§ Data
____

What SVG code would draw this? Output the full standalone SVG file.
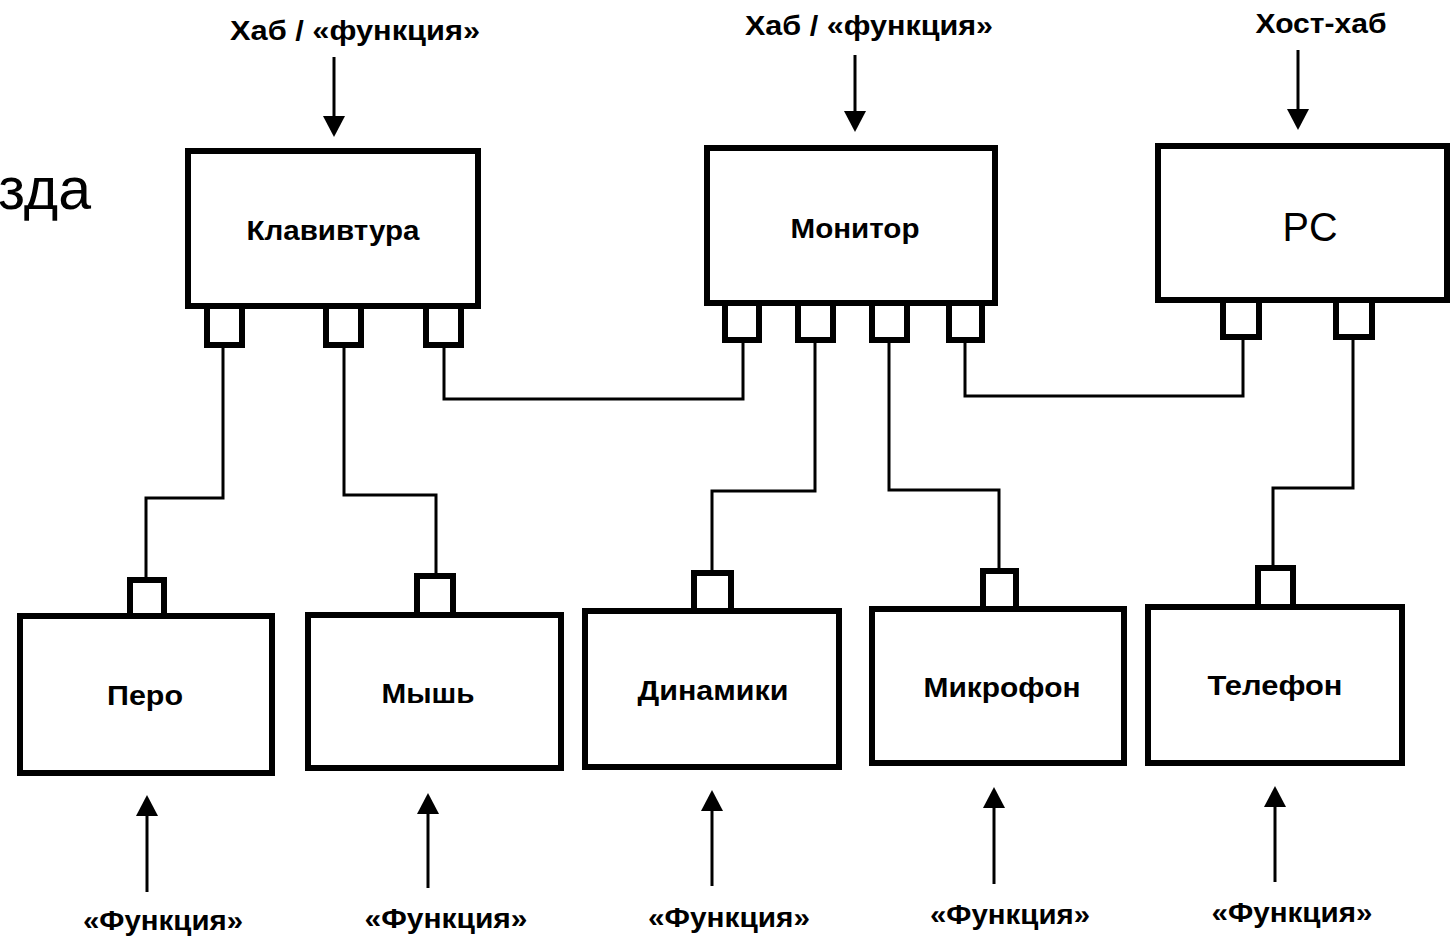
<svg xmlns="http://www.w3.org/2000/svg" width="1456" height="937" viewBox="0 0 1456 937">
<style>
.box{fill:#fff;stroke:#000;stroke-width:6}
.port{fill:#fff;stroke:#000;stroke-width:6}
.wire{fill:none;stroke:#000;stroke-width:3;stroke-linejoin:miter}
.arr{fill:none;stroke:#000;stroke-width:3;marker-end:url(#ah)}
.lbl{font-family:"Liberation Sans",Arial,sans-serif;font-weight:bold;font-size:28px;fill:#000;text-anchor:middle}
.big{font-family:"Liberation Sans",Arial,sans-serif;font-size:40px;fill:#000;text-anchor:middle}
</style>
<defs>
<marker id="ah" viewBox="0 0 21 22" markerWidth="21" markerHeight="22" markerUnits="userSpaceOnUse" refX="10" refY="11" orient="auto">
<path d="M0,0 L21,11 L0,22 Z" fill="#000"/>
</marker>
</defs>
<rect width="1456" height="937" fill="#fff"/>
<text x="-2" y="209" font-family="Liberation Sans, Arial, sans-serif" font-size="59" fill="#000">зда</text>

<g id="connectors">
<path class="wire" d="M223,346 V498 H146 V578"/>
<path class="wire" d="M344,346 V495 H436 V575"/>
<path class="wire" d="M444,346 V399 H743 V341"/>
<path class="wire" d="M815,341 V491 H712 V572"/>
<path class="wire" d="M889,341 V490 H999 V570"/>
<path class="wire" d="M965,341 V396 H1243 V338"/>
<path class="wire" d="M1353,338 V488 H1273 V567"/>
<line class="arr" x1="334" y1="57" x2="334" y2="126"/>
<line class="arr" x1="855" y1="55" x2="855" y2="121"/>
<line class="arr" x1="1298" y1="50" x2="1298" y2="119"/>
<line class="arr" x1="147" y1="892" x2="147" y2="806"/>
<line class="arr" x1="428" y1="888" x2="428" y2="804"/>
<line class="arr" x1="712" y1="886" x2="712" y2="801"/>
<line class="arr" x1="994" y1="884" x2="994" y2="798"/>
<line class="arr" x1="1275" y1="882" x2="1275" y2="797"/>
</g>

<g id="label-kbd-top"><text class="lbl" x="355" y="40" textLength="250" lengthAdjust="spacingAndGlyphs">Хаб / «функция»</text></g>
<g id="label-mon-top"><text class="lbl" x="869" y="35" textLength="248" lengthAdjust="spacingAndGlyphs">Хаб / «функция»</text></g>
<g id="label-pc-top"><text class="lbl" x="1321" y="33" textLength="131" lengthAdjust="spacingAndGlyphs">Хост-хаб</text></g>

<g id="keyboard">
<rect class="port" x="207" y="306" width="35" height="39"/>
<rect class="port" x="326" y="306" width="35" height="39"/>
<rect class="port" x="426" y="306" width="35" height="39"/>
<rect class="box" x="188" y="151" width="290" height="155"/>
<text class="lbl" x="333" y="240" textLength="173" lengthAdjust="spacingAndGlyphs">Клавивтура</text>
</g>

<g id="monitor">
<rect class="port" x="725" y="303" width="34" height="37"/>
<rect class="port" x="798" y="303" width="35" height="37"/>
<rect class="port" x="872" y="303" width="35" height="37"/>
<rect class="port" x="949" y="303" width="33" height="37"/>
<rect class="box" x="707" y="148" width="288" height="155"/>
<text class="lbl" x="855" y="238" textLength="129" lengthAdjust="spacingAndGlyphs">Монитор</text>
</g>

<g id="pc">
<rect class="port" x="1223" y="300" width="36" height="37"/>
<rect class="port" x="1336" y="300" width="36" height="37"/>
<rect class="box" x="1158" y="146" width="289" height="154"/>
<text class="big" x="1310" y="241" textLength="55" lengthAdjust="spacingAndGlyphs">PC</text>
</g>

<g id="pen">
<rect class="port" x="130" y="580" width="34" height="36"/>
<rect class="box" x="20" y="616" width="252" height="157"/>
<text class="lbl" x="145" y="705" textLength="76" lengthAdjust="spacingAndGlyphs">Перо</text>
</g>

<g id="mouse">
<rect class="port" x="417" y="576" width="36" height="39"/>
<rect class="box" x="308" y="615" width="253" height="153"/>
<text class="lbl" x="428" y="703" textLength="93" lengthAdjust="spacingAndGlyphs">Мышь</text>
</g>

<g id="speakers">
<rect class="port" x="694" y="573" width="37" height="38"/>
<rect class="box" x="585" y="611" width="254" height="156"/>
<text class="lbl" x="713" y="700" textLength="151" lengthAdjust="spacingAndGlyphs">Динамики</text>
</g>

<g id="microphone">
<rect class="port" x="983" y="571" width="33" height="39"/>
<rect class="box" x="872" y="609" width="252" height="154"/>
<text class="lbl" x="1002" y="697" textLength="157" lengthAdjust="spacingAndGlyphs">Микрофон</text>
</g>

<g id="phone">
<rect class="port" x="1258" y="568" width="35" height="39"/>
<rect class="box" x="1148" y="607" width="254" height="156"/>
<text class="lbl" x="1275" y="695" textLength="135" lengthAdjust="spacingAndGlyphs">Телефон</text>
</g>

<g id="func-labels">
<text class="lbl" x="163" y="930" textLength="160" lengthAdjust="spacingAndGlyphs">«Функция»</text>
<text class="lbl" x="446" y="928" textLength="163" lengthAdjust="spacingAndGlyphs">«Функция»</text>
<text class="lbl" x="729" y="927" textLength="162" lengthAdjust="spacingAndGlyphs">«Функция»</text>
<text class="lbl" x="1010" y="924" textLength="160" lengthAdjust="spacingAndGlyphs">«Функция»</text>
<text class="lbl" x="1292" y="922" textLength="161" lengthAdjust="spacingAndGlyphs">«Функция»</text>
</g>
</svg>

____

§ Given task
Repeat the data above exactly, but not the pictures.

§ Result
What SVG code would draw this? Output the full standalone SVG file.
<svg xmlns="http://www.w3.org/2000/svg" width="1456" height="937" viewBox="0 0 1456 937">
<style>
.box{fill:#fff;stroke:#000;stroke-width:6}
.port{fill:#fff;stroke:#000;stroke-width:6}
.wire{fill:none;stroke:#000;stroke-width:3;stroke-linejoin:miter}
.arr{fill:none;stroke:#000;stroke-width:3;marker-end:url(#ah)}
.lbl{font-family:"Liberation Sans",Arial,sans-serif;font-weight:bold;font-size:28px;fill:#000;text-anchor:middle}
.big{font-family:"Liberation Sans",Arial,sans-serif;font-size:40px;fill:#000;text-anchor:middle}
</style>
<defs>
<marker id="ah" viewBox="0 0 21 22" markerWidth="21" markerHeight="22" markerUnits="userSpaceOnUse" refX="10" refY="11" orient="auto">
<path d="M0,0 L21,11 L0,22 Z" fill="#000"/>
</marker>
</defs>
<rect width="1456" height="937" fill="#fff"/>
<text x="-2" y="209" font-family="Liberation Sans, Arial, sans-serif" font-size="59" fill="#000">зда</text>

<g id="connectors">
<path class="wire" d="M223,346 V498 H146 V578"/>
<path class="wire" d="M344,346 V495 H436 V575"/>
<path class="wire" d="M444,346 V399 H743 V341"/>
<path class="wire" d="M815,341 V491 H712 V572"/>
<path class="wire" d="M889,341 V490 H999 V570"/>
<path class="wire" d="M965,341 V396 H1243 V338"/>
<path class="wire" d="M1353,338 V488 H1273 V567"/>
<line class="arr" x1="334" y1="57" x2="334" y2="126"/>
<line class="arr" x1="855" y1="55" x2="855" y2="121"/>
<line class="arr" x1="1298" y1="50" x2="1298" y2="119"/>
<line class="arr" x1="147" y1="892" x2="147" y2="806"/>
<line class="arr" x1="428" y1="888" x2="428" y2="804"/>
<line class="arr" x1="712" y1="886" x2="712" y2="801"/>
<line class="arr" x1="994" y1="884" x2="994" y2="798"/>
<line class="arr" x1="1275" y1="882" x2="1275" y2="797"/>
</g>

<g id="label-kbd-top"><text class="lbl" x="355" y="40" textLength="250" lengthAdjust="spacingAndGlyphs">Хаб / «функция»</text></g>
<g id="label-mon-top"><text class="lbl" x="869" y="35" textLength="248" lengthAdjust="spacingAndGlyphs">Хаб / «функция»</text></g>
<g id="label-pc-top"><text class="lbl" x="1321" y="33" textLength="131" lengthAdjust="spacingAndGlyphs">Хост-хаб</text></g>

<g id="keyboard">
<rect class="port" x="207" y="306" width="35" height="39"/>
<rect class="port" x="326" y="306" width="35" height="39"/>
<rect class="port" x="426" y="306" width="35" height="39"/>
<rect class="box" x="188" y="151" width="290" height="155"/>
<text class="lbl" x="333" y="240" textLength="173" lengthAdjust="spacingAndGlyphs">Клавивтура</text>
</g>

<g id="monitor">
<rect class="port" x="725" y="303" width="34" height="37"/>
<rect class="port" x="798" y="303" width="35" height="37"/>
<rect class="port" x="872" y="303" width="35" height="37"/>
<rect class="port" x="949" y="303" width="33" height="37"/>
<rect class="box" x="707" y="148" width="288" height="155"/>
<text class="lbl" x="855" y="238" textLength="129" lengthAdjust="spacingAndGlyphs">Монитор</text>
</g>

<g id="pc">
<rect class="port" x="1223" y="300" width="36" height="37"/>
<rect class="port" x="1336" y="300" width="36" height="37"/>
<rect class="box" x="1158" y="146" width="289" height="154"/>
<text class="big" x="1310" y="241" textLength="55" lengthAdjust="spacingAndGlyphs">PC</text>
</g>

<g id="pen">
<rect class="port" x="130" y="580" width="34" height="36"/>
<rect class="box" x="20" y="616" width="252" height="157"/>
<text class="lbl" x="145" y="705" textLength="76" lengthAdjust="spacingAndGlyphs">Перо</text>
</g>

<g id="mouse">
<rect class="port" x="417" y="576" width="36" height="39"/>
<rect class="box" x="308" y="615" width="253" height="153"/>
<text class="lbl" x="428" y="703" textLength="93" lengthAdjust="spacingAndGlyphs">Мышь</text>
</g>

<g id="speakers">
<rect class="port" x="694" y="573" width="37" height="38"/>
<rect class="box" x="585" y="611" width="254" height="156"/>
<text class="lbl" x="713" y="700" textLength="151" lengthAdjust="spacingAndGlyphs">Динамики</text>
</g>

<g id="microphone">
<rect class="port" x="983" y="571" width="33" height="39"/>
<rect class="box" x="872" y="609" width="252" height="154"/>
<text class="lbl" x="1002" y="697" textLength="157" lengthAdjust="spacingAndGlyphs">Микрофон</text>
</g>

<g id="phone">
<rect class="port" x="1258" y="568" width="35" height="39"/>
<rect class="box" x="1148" y="607" width="254" height="156"/>
<text class="lbl" x="1275" y="695" textLength="135" lengthAdjust="spacingAndGlyphs">Телефон</text>
</g>

<g id="func-labels">
<text class="lbl" x="163" y="930" textLength="160" lengthAdjust="spacingAndGlyphs">«Функция»</text>
<text class="lbl" x="446" y="928" textLength="163" lengthAdjust="spacingAndGlyphs">«Функция»</text>
<text class="lbl" x="729" y="927" textLength="162" lengthAdjust="spacingAndGlyphs">«Функция»</text>
<text class="lbl" x="1010" y="924" textLength="160" lengthAdjust="spacingAndGlyphs">«Функция»</text>
<text class="lbl" x="1292" y="922" textLength="161" lengthAdjust="spacingAndGlyphs">«Функция»</text>
</g>
</svg>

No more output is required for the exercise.